Anche “Approdi. Lavoratrici e lavoratori della cultura e dello spettacolo Calabria” venerdì 30 sarà in piazza XI Settembre a Cosenza alle ore 10, per la manifestazione nazionale convocata dai sindacati.    

«Come lavoratrici e lavoratori del settore - scrivono in una nota - comprendiamo la gravità della situazione sanitaria ma non possiamo essere stretti nell'antitesi tra salute e lavoro. Se gli spazi culturali devono stare chiusi per evitare anche un solo contagio in più e scongiurare il sovraccarico del nostro sistema sanitario, è necessario intervenire subito con un sostegno continuativo ed adeguato, per un settore che non è mai ripartito realmente e non ripartirà fino alla risoluzione completa della crisi: l'una tantum è una presa in giro!»


 

«Sul piano nazionale - proseguono - l’emergenza ha fatto deflagrare le criticità preesistenti per un settore già privo di diritti e tutele, e pur avendo messo in campo delle misure, l’azione governativa si è dimostrata parziale e inadeguata. Sul piano regionale il movimento Approdi ha ripetutamente richiesto, già dai primi momenti dell’emergenza, un tavolo tecnico con le istituzioni – Presidenza, Assessorato alla Cultura, Assessorato al Lavoro – senza ricevere alcuna risposta. È delle ultime ore la negazione, da parte dell’assessore Orsomarso, di un confronto richiesto congiuntamente alla SLC-CGIL».    

 

«Siamo consapevoli - concludono - delle criticità che in questa fase attraversano tutti i settori.

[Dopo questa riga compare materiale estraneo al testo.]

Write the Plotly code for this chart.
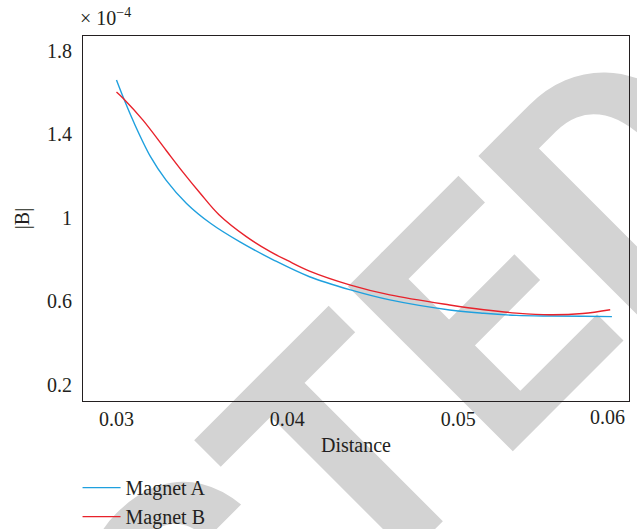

Riteniamo tuttavia offensivo il costante sottrarsi degli attuali amministratori della Regione Calabria ad un dialogo con il variegato mondo della cultura, tra i più sofferenti. Amministrare significa prendersi delle responsabilità: i nostri rappresentanti governano secondo un incomprensibile modus operandi e ad oggi restano immobili, sordi  alle necessità di un settore che rischia di perdere le proprie professionalità».